Co-ordinated suicide bombings and shootings at cafes, bars, a rock concert at the Bataclan theatre and the Stade de France stadium in the French capital left 130 people dead in the worst terrorist assault on Europe in a decade.

Most of the Paris attackers died on the night of November 13 2015.

Belgian extremist Abdelhamid Abaaoud, 27, suspected of masterminding the deadly attacks in Paris, died along with his female cousin in a police raid in the Paris suburb of Saint-Denis days later.

Train gunman thwarted

A man on board a Thalys high-speed train that had just crossed into France from Belgium tried to open fire with an AK-47 assault rifle but was overpowered by a Briton and three Americans, two of them off-duty members of the US armed forces.

IT expert Chris Norman, 62, was awarded the Legion d'Honneur - France's top bravery award - for his intervention.

French police declared it an Islamic extremist attack, but the alleged gunman, Ayoub El Khazzani, maintained he wanted to commit a robbery.

French authorities have linked El Khazzani to Abaaoud, the ringleader of the Islamic State cell that attacked Paris last November and Brussels in March.

Beheading

Yassin Salhi, a truck driver with a history of radical Islamic ties dating back to 2003, decapitated his employer before driving to a US-owned gas plant on June 26 last year.

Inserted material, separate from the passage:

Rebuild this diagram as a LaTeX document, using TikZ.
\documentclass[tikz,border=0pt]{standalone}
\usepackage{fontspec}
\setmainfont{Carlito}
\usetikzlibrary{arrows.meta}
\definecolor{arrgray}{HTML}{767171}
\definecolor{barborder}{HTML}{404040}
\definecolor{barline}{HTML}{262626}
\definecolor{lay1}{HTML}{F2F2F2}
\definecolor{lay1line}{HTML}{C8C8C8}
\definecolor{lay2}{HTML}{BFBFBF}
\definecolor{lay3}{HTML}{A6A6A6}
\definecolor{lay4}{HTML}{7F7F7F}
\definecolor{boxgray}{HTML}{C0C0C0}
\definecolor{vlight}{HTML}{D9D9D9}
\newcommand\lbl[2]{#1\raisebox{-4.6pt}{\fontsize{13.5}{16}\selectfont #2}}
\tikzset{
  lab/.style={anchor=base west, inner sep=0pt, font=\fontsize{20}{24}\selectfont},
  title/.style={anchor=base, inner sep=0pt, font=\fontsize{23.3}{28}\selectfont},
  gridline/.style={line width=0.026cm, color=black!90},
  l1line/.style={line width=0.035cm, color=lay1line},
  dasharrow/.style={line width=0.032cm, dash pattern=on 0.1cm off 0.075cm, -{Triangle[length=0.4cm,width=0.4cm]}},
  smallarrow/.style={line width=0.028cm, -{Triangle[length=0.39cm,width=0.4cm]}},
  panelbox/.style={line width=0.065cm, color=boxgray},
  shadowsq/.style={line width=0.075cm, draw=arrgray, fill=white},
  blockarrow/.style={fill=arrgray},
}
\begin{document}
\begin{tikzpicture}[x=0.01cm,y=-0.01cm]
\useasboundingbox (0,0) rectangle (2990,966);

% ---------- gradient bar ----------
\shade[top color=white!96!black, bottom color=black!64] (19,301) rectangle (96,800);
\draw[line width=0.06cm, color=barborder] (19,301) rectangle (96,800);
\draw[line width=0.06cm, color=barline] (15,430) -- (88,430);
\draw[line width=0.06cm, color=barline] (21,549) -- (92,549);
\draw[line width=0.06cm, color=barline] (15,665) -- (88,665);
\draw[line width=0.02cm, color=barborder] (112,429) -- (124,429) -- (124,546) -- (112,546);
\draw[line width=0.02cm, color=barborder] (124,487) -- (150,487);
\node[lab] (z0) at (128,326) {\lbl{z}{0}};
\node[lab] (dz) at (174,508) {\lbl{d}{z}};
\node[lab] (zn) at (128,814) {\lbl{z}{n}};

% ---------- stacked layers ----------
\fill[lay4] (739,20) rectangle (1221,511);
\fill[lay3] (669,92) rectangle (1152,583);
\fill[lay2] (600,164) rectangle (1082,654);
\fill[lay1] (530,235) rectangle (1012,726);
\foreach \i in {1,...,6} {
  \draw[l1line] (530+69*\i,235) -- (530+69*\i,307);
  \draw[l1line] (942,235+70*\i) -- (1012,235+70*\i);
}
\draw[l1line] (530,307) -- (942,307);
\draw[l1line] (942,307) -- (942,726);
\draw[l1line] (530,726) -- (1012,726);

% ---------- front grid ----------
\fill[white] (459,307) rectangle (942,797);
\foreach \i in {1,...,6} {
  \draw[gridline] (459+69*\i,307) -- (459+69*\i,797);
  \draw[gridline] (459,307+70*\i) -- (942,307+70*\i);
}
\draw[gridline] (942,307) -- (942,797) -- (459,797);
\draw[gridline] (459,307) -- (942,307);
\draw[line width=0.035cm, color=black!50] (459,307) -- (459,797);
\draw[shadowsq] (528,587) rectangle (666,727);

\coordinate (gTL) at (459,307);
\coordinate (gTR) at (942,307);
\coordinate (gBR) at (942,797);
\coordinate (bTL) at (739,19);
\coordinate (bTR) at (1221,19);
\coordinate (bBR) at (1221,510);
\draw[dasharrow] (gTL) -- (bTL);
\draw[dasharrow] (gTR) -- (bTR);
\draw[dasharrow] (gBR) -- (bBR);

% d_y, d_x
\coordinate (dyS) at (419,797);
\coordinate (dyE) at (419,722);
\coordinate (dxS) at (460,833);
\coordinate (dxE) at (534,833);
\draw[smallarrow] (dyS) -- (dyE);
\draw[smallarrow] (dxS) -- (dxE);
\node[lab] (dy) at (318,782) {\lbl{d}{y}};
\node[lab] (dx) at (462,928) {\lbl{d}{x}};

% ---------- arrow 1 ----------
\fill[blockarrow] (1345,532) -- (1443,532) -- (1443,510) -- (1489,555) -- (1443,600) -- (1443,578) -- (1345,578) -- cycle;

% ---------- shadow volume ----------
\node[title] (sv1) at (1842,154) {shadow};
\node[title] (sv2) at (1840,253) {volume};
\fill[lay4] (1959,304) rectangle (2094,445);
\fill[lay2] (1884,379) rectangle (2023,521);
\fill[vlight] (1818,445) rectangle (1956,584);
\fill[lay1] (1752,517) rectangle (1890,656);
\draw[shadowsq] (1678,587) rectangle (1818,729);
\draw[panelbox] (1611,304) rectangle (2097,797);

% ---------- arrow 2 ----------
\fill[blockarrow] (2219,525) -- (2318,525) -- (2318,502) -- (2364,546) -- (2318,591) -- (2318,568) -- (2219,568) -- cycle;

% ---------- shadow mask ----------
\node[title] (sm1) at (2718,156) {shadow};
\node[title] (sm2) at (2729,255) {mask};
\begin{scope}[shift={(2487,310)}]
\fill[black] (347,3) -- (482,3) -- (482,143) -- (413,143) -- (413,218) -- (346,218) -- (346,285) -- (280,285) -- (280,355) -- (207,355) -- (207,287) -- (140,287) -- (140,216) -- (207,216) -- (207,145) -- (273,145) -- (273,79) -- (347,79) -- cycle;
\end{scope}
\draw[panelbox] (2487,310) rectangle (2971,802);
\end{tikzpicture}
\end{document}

He was also accused of trying to cause an explosion by crashing his delivery truck into gas canisters at the Air Products warehouse, in Saint-Quentin-Fallavier near Lyon, and hanging his employer's severed head on a factory gate.

Salhi was found dead in his Paris prison cell in December 2015. The authorities said Salhi, 35, had killed himself.

Charlie Hebdo

Gunmen stormed the offices of satirical magazine Charlie Hebdo in Paris on January 7 last year, killing 12 people.

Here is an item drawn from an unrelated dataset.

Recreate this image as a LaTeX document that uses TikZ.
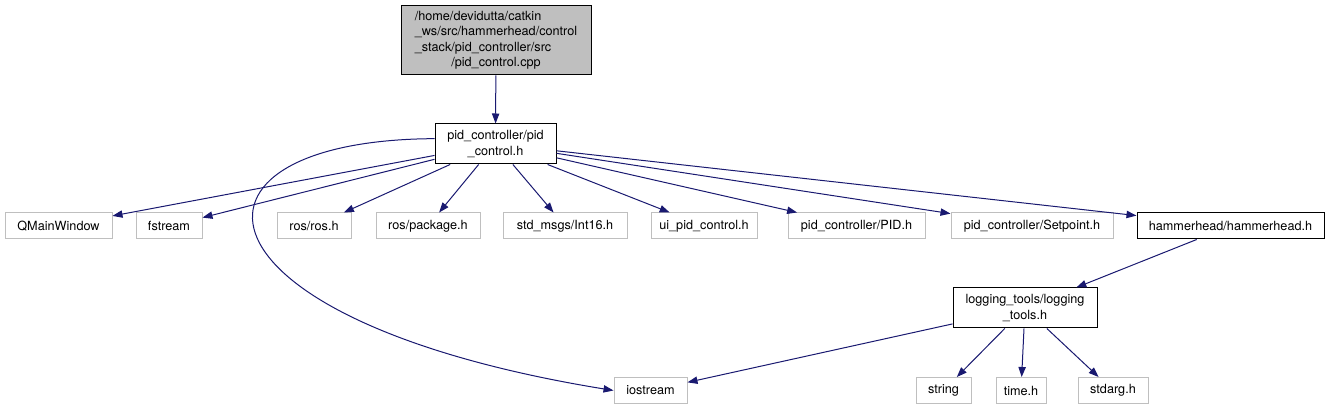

The nation's sense of panic was heightened as the assailants fled, and there was a subsequent attack on a kosher supermarket, with four others being killed. The incidents triggered worldwide outrage.

Brussels

In March this year Brussels, Belgium, was hit by suicide bombings at the airport and on the Metro which killed 32 victims and wounded 270. The attacks were also claimed by Isis.

Tunisia

Although the majority of incidents were focused on Europe, a June 2015 terror attack in Tunisia saw 30 British holidaymakers were gunned down at a tourist resort in Sousse.

All the victims were killed by gunman Seifeddine Rezgui Yacoubi at the Riu Imperial Marhaba Hotel and the adjoining beach at the popular resort of Port El Kantaoui.

Just months earlier, in March 2015, 24 people were killed in a terror attack at Bardo National Museum in the country's capital, Tunis.